Accept presentation issues and minor vendor documentation gaps. Buyers understand that smaller transactions and compressed timelines create practical constraints. Strong fundamentals can overcome documentation imperfection.

Actionable Takeaways

Twelve to Eighteen Months Before Marketing: Start building your document inventory now. Create a checklist covering all categories and begin systematic collection. Identify gaps early when there’s time to remediate rather than explain.

Nine to Twelve Months Before Marketing: Address structural gaps that require time. Get contracts signed, obtain missing assignments, file delayed regulatory documents, commission financial statement reviews. These fixes can’t be rushed. Reconstructing lost corporate records typically requires eight to sixteen weeks with legal counsel, at costs of $15,000 to $40,000.

Six to Nine Months Before Marketing: Build the actual data room structure. Implement naming conventions, organize existing documents, and create your index. Prepare gap disclosure schedules with explanations.

Three to Six Months Before Marketing: Have advisors or legal counsel review the data room with fresh eyes. Identify remaining issues and address what can be fixed. Finalize disclosure explanations for unfixable gaps.

Key Metrics to Track with Target Thresholds:

  • Top ten to twenty customer contracts fully executed: Target one hundred percent. Below ninety percent, prioritize execution before marketing
  • Current employees with signed offer letters: Target ninety percent or better for employees with more than two years tenure. Below this threshold suggests gaps buyers will flag
  • Intellectual property with proper assignment documentation: Target one hundred percent for key contributors. Missing assignments often result in hold-backs
  • Corporate minute books and governance records: Target complete reconstruction of major decisions. Missing governance creates title risk
  • Financial records supporting due diligence period: Target three years of consistent monthly reporting with reconciliation support

For Resource-Constrained Owners: Prioritize gaps that directly affect deal execution over systematic process improvements that primarily signal operational sophistication. Focus on customer contracts, IP assignments, and tax compliance before addressing presentation issues or minor vendor documentation.

Conclusion

Data room problems are preventable—they just require lead time and systematic attention. The documents buyers expect aren’t unreasonable; they’re the same records any well-run business should maintain. The problem isn’t that standards are too high but that years of operational focus crowded out administrative discipline.

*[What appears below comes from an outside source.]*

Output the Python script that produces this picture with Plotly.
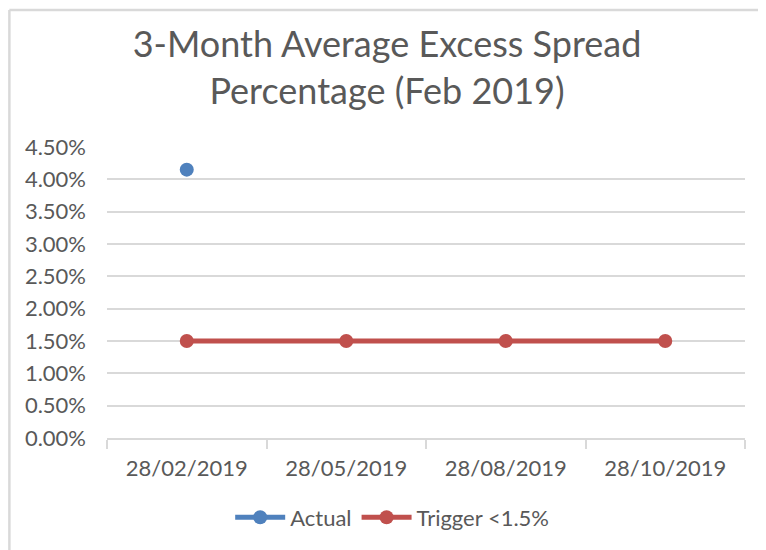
import plotly.graph_objects as go

# Chart data
categories = ["28/02/2019", "28/05/2019", "28/08/2019", "28/10/2019"]
actual = [0.0415, None, None, None]
trigger = [0.015, 0.015, 0.015, 0.015]

BLUE = "#4F81BD"
RED = "#C0504D"
GRID = "#d9d9d9"
TEXT = "#595959"
FONT = "Lato, Open Sans, sans-serif"

fig = go.Figure()
fig.add_trace(go.Scatter(
    x=categories, y=actual, name="Actual", mode="lines+markers",
    line=dict(color=BLUE, width=5), marker=dict(color=BLUE, size=14),
))
fig.add_trace(go.Scatter(
    x=categories, y=trigger, name="Trigger <1.5%", mode="lines+markers",
    line=dict(color=RED, width=5), marker=dict(color=RED, size=14),
))

# the page adds an 8px body margin, so the figure is 8px smaller than the window
fig.update_layout(
    width=758,
    height=542,
    margin=dict(l=99, r=21, t=139, b=110),
    paper_bgcolor="white",
    plot_bgcolor="white",
    font=dict(family=FONT, color=TEXT, size=22),
    title=dict(
        text="3-Month Average Excess Spread<br>Percentage (Feb 2019)",
        x=0.5, xanchor="center", y=0.91, yanchor="top",
        font=dict(size=36, color=TEXT, family=FONT),
    ),
    legend=dict(
        orientation="h", x=0.447, xanchor="center", y=-0.273, yanchor="middle",
        font=dict(size=22, color=TEXT), itemwidth=50,
    ),
    showlegend=True,
)
fig.update_xaxes(
    type="category", range=[-0.5, 3.5], showgrid=False,
    showline=True, linecolor=GRID, linewidth=2,
    ticks="outside", tickson="boundaries", ticklen=9, tickcolor=GRID, tickwidth=2,
    tickfont=dict(size=22, color=TEXT), ticklabelstandoff=10,
)
fig.update_yaxes(
    range=[0, 0.045], dtick=0.005, tickformat=".2%",
    showgrid=True, gridcolor=GRID, gridwidth=2, zeroline=False,
    showline=False, ticks="", tickfont=dict(size=22, color=TEXT),
    ticklabelstandoff=20,
)

# Chart-area border (top and left edges visible in the crop)
fig.add_shape(type="line", xref="paper", yref="paper", x0=-0.153, x1=1.1, y0=1.471, y1=1.471,
              line=dict(color=GRID, width=2.5))
fig.add_shape(type="line", xref="paper", yref="paper", x0=-0.153, x1=-0.153, y0=-0.4, y1=1.471,
              line=dict(color=GRID, width=2.5))

fig.write_html("out.html")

Starting twelve or more months before marketing allows systematic remediation. Starting six months out allows adequate data room assembly if documentation mostly exists. Starting three months or less is genuinely constrained and may force choices between timeline and completeness—but deals still close with focused preparation on high-impact items.

Professional data room organization may increase buyer confidence in operational discipline, which can positively influence deal certainty and valuation. But this confidence is founded primarily on underlying business quality; data room presentation is a proxy signal, not a direct value driver. Documentation is a risk management tool, not a value creation activity.

Many of the fixes—getting contracts signed, implementing proper documentation practices, organizing records systematically—improve operations independent of any transaction. The sellers who command premium valuations and experience smooth transaction processes share a common characteristic: they view documentation as a continuous practice, not a pre-sale project.

Begin your documentation audit today. Identify your gaps honestly. Assess your realistic timeline and decide how much remediation makes sense given your exit horizon and transaction size. The effort invested now pays dividends when buyers open your data room and find what they expected—and nothing that derails the deal.